Até o começo dos anos 1990, quem iniciava no jornalismo ia para a editoria de Esportes ou para a de Polícia. Eram as chamadas "editorias populares", as melhores escolas de reportagem que havia. O noviço aprendia a ser ágil, a escrever uma matéria em 10 minutos, a lidar com casos escabrosos, a não se chocar com o que existia de mais duro, mais cruel e mais rasteiro na sociedade.
Essas duas editorias eram discriminadas pelos outros jornalistas. Os colegas da Geral se achavam superiores moralmente, eles faziam mais do que jornalismo: faziam justiça social. Os do Segundo Caderno se ocupavam do que havia de mais elevado: a arte. Quem não gosta de cinema, de livros, de música, de teatro? Era no que eles metiam aqueles narizes empinados. Os de Economia se diziam os mais importantes: em cada vírgula de um pequeno texto deles, estavam dependurados US$ 1 milhão. E os de Política, ah, esses eram os fidalgos e aristocratas da profissão. Os homens que decidiam o destino do país os bajulavam, eles sabiam por que as coisas aconteciam como aconteciam, inclusive nas áreas de cobertura das outras editorias.
Eu comecei, exatamente, na Polícia e no Esporte, e foi muito bom. Mas também passei por todas as outras editorias, com exceção da de Economia. E, dos anos 1980 para cá, constatei, assombrado, como personagens de uma área passaram a se comportar como os de outra: a política virou futebol, porque militantes viraram torcedores.
Esse fenômeno ocorreu, obviamente, por causa do PT. O PT é um caso único na história do Brasil, talvez na história do mundo. É algo que merece um estudo sério e uma investigação desapaixonada. Como o PT conseguiu transformar seu militante em torcedor, isso é o que tem de ser descoberto.
Porque as reações, a linguagem e o comportamento dos petistas são idênticos aos de gremistas e colorados. A mesma postura de desafio, a mesma arrogância, a mesma paranoia, os mesmos inimigos.
Sempre houve paixões na política brasileira, mas nunca um movimento coletivo como o que o PT construiu, infiltrando-se em vários estamentos da sociedade: em escolas e universidades, no Judiciário, nas redações, nas classes artísticas.
É esse petista-torcedor, que, como todo torcedor, é feroz, apaixonado, angustiado e impermeável à crítica ou à realidade, é ele quem está no centro desta eleição presidencial.

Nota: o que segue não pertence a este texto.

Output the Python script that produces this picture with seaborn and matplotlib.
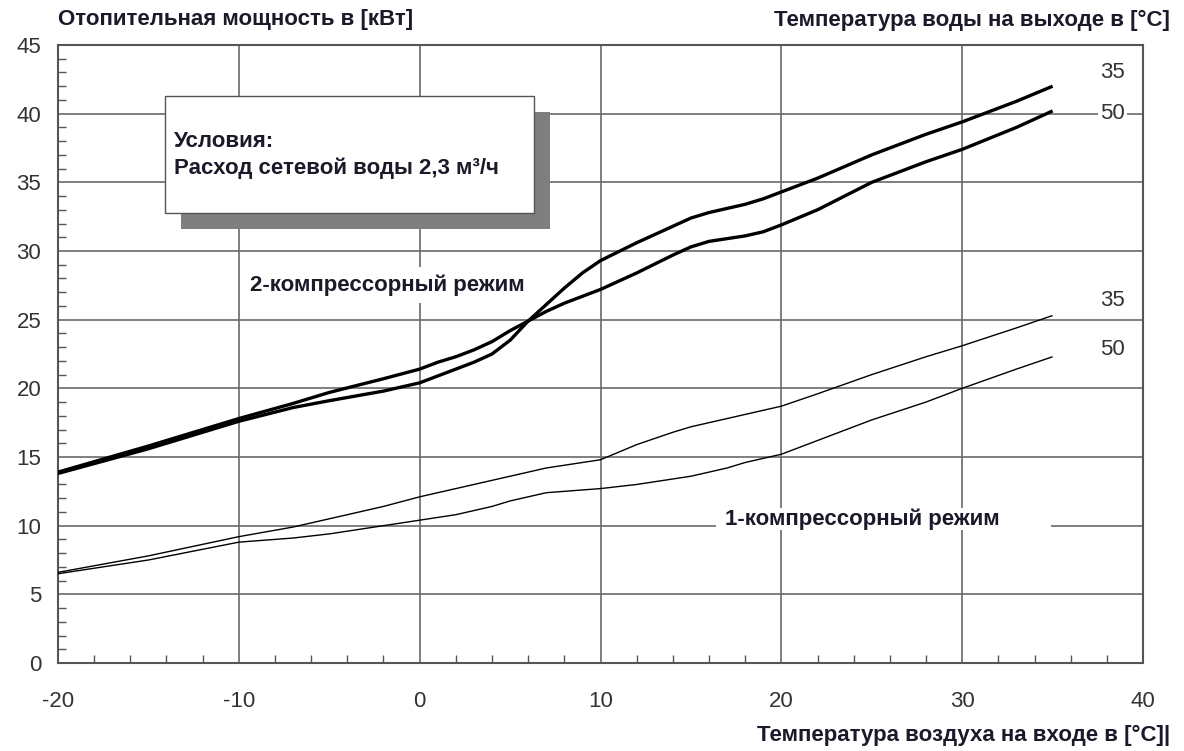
import matplotlib
matplotlib.use("Agg")
import matplotlib.pyplot as plt
from matplotlib.patches import Rectangle
from matplotlib.ticker import MultipleLocator
import seaborn as sns
import pandas as pd

# ---- data ----
air_temp = [-20, -15, -10, -7, -5, -2, 0, 1, 2, 3, 4, 5, 6, 7, 8, 9, 10, 12, 14, 15,
            16, 17, 18, 19, 20, 22, 25, 28, 30, 33, 35]
two_comp_35 = [13.8, 15.6, 17.6, 18.6, 19.1, 19.8, 20.4, 20.9, 21.4, 21.9, 22.5, 23.5, 24.9,
               26.1, 27.3, 28.4, 29.3, 30.6, 31.8, 32.4, 32.8, 33.1, 33.4, 33.8, 34.3, 35.3,
               37.0, 38.5, 39.4, 40.9, 42.0]
two_comp_50 = [13.9, 15.8, 17.8, 18.9, 19.7, 20.7, 21.4, 21.9, 22.3, 22.8, 23.4, 24.2, 24.9,
               25.6, 26.2, 26.7, 27.2, 28.4, 29.7, 30.3, 30.7, 30.9, 31.1, 31.4, 31.9, 33.0,
               35.0, 36.5, 37.4, 39.0, 40.2]
one_comp_35 = [6.6, 7.8, 9.2, 9.9, 10.5, 11.4, 12.1, 12.4, 12.7, 13.0, 13.3, 13.6, 13.9, 14.2,
               14.4, 14.6, 14.8, 15.9, 16.8, 17.2, 17.5, 17.8, 18.1, 18.4, 18.7, 19.6, 21.0,
               22.3, 23.1, 24.4, 25.3]
one_comp_50 = [6.5, 7.5, 8.8, 9.1, 9.4, 10.0, 10.4, 10.6, 10.8, 11.1, 11.4, 11.8, 12.1, 12.4,
               12.5, 12.6, 12.7, 13.0, 13.4, 13.6, 13.9, 14.2, 14.6, 14.9, 15.2, 16.2, 17.7,
               19.0, 20.0, 21.4, 22.3]
x_ticks = [-20, -10, 0, 10, 20, 30, 40]
y_ticks = [0, 5, 10, 15, 20, 25, 30, 35, 40, 45]
end_labels = ["35", "50"]

title_left = "Отопительная мощность в [кВт]"
title_right = "Температура воды на выходе в [°C]"
xlabel = "Температура воздуха на входе в [°C]|"
cond_title = "Условия:"
cond_text = "Расход сетевой воды 2,3 м³/ч"
mode2 = "2-компрессорный режим"
mode1 = "1-компрессорный режим"

# ---- style ----
sns.set_style("white")
plt.rcParams["font.family"] = ["Liberation Sans", "DejaVu Sans"]
plt.rcParams["axes.unicode_minus"] = False

fig = plt.figure(figsize=(11.84, 7.51), dpi=100)
ax = fig.add_axes([58 / 1184, 1 - 663 / 751, (1143 - 58) / 1184, (663 - 45) / 751])

df = pd.DataFrame({"x": air_temp, "a": two_comp_35, "b": two_comp_50,
                   "c": one_comp_35, "d": one_comp_50})
for col, lw in [("a", 2.4), ("b", 2.4), ("c", 1.0), ("d", 1.0)]:
    sns.lineplot(data=df, x="x", y=col, ax=ax, color="black", lw=lw, zorder=5,
                 solid_capstyle="butt")

ax.set_xlim(-20, 40)
ax.set_ylim(0, 45)
ax.set_xticks(x_ticks)
ax.set_yticks(y_ticks)
ax.xaxis.set_minor_locator(MultipleLocator(2))
ax.yaxis.set_minor_locator(MultipleLocator(1))
ax.grid(True, which="major", color="#6a6a6a", lw=1.2, zorder=0)
ax.set_axisbelow(True)
ax.tick_params(which="major", length=0, labelsize=16, labelcolor="#333333")
ax.tick_params(axis="x", which="major", pad=20)
ax.tick_params(axis="y", which="major", pad=12)
ax.tick_params(which="minor", direction="in", length=6, width=1, color="#555555",
               bottom=True, left=True, top=False, right=False)
for s in ax.spines.values():
    s.set_color("#555555")
    s.set_linewidth(1.5)
ax.set_xlabel("")
ax.set_ylabel("")

# conditions box with shadow
ax.add_patch(Rectangle((-13.2, 31.6), 20.4, 8.5, facecolor="#7f7f7f", edgecolor="none", zorder=3))
ax.add_patch(Rectangle((-14.1, 32.8), 20.4, 8.5, facecolor="white", edgecolor="#555555",
                       lw=1.0, zorder=4))
tkw = dict(fontsize=16, fontweight="bold", color="#1a1a2a", zorder=6)
ax.text(-13.6, 38.0, cond_title, va="center", ha="left", **tkw)
ax.text(-13.6, 36.0, cond_text, va="center", ha="left", **tkw)

# mode labels on white patches
ax.add_patch(Rectangle((-9.8, 26.2), 16.5, 2.6, facecolor="white", edgecolor="none", zorder=2))
ax.text(-9.4, 27.5, mode2, va="center", ha="left", **tkw)
ax.add_patch(Rectangle((16.4, 9.7), 18.5, 1.6, facecolor="white", edgecolor="none", zorder=2))
ax.text(16.9, 10.45, mode1, va="center", ha="left", **tkw)

# end labels
lkw = dict(fontsize=16, color="#333333", va="center", ha="center", zorder=6)
ax.text(38.3, 43.0, end_labels[0], **lkw)
ax.text(38.3, 40.0, end_labels[1], bbox=dict(facecolor="white", edgecolor="none", pad=1.5), **lkw)
ax.text(38.3, 26.4, end_labels[0], **lkw)
ax.text(38.3, 22.8, end_labels[1], **lkw)

# titles
fig.text(58 / 1184, 1 - 20 / 751, title_left, ha="left", va="center", fontsize=16,
         fontweight="bold", color="#1a1a2a")
fig.text(1170 / 1184, 1 - 20 / 751, title_right, ha="right", va="center", fontsize=16,
         fontweight="bold", color="#1a1a2a")
fig.text(1170 / 1184, 1 - 735 / 751, xlabel, ha="right", va="center", fontsize=16,
         fontweight="bold", color="#1a1a2a")

fig.savefig("out.png", dpi=100)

Porque, seja quem for eleito, o será por causa deste personagem. Baseie-se nas pesquisas: Bolsonaro está no segundo turno, isso se não vencer logo no primeiro. Por que tamanho sucesso popular? Não tem lógica: Bolsonaro é apenas um deputado federal, nunca foi prefeito ou governador, nunca concorreu a presidente e tampouco é um campeão do liberalismo ou de qualquer outro dogma ideológico. O que se sabe dele? Que é antipetista e que é politicamente incorreto.
Então, cabe a questão: por que as pessoas votarão nele? Resposta: para votar contra o PT. E, assim, elas arrancam votos de outros candidatos de oposição ao PT, como Alckmin, que vem caindo a cada pesquisa. O que, suprema ironia, dá mais chances ao PT de ir para o segundo turno. Pois o PT, precisamente por contar com seus militantes-torcedores, tem um percentual mínimo garantido, de uns 15% ou 20%, o suficiente para ficar em segundo lugar, já que sobram poucos votos para os outros.
E como o PT encararia um segundo turno contra Bolsonaro? Destacando seus próprios méritos? Não: ressaltando os deméritos de Bolsonaro. "Ele, não!", grita a campanha contra Bolsonaro. Quer dizer: qualquer um, menos Bolsonaro.
É algo insólito, quase bizarro: o novo presidente do Brasil, seja quem for, será eleito devido à repulsa que a maioria da população sente pelo seu adversário. O eleito não conta, conta quem NÃO será eleito. A eleição de 2018, no Brasil, será a eleição do ódio.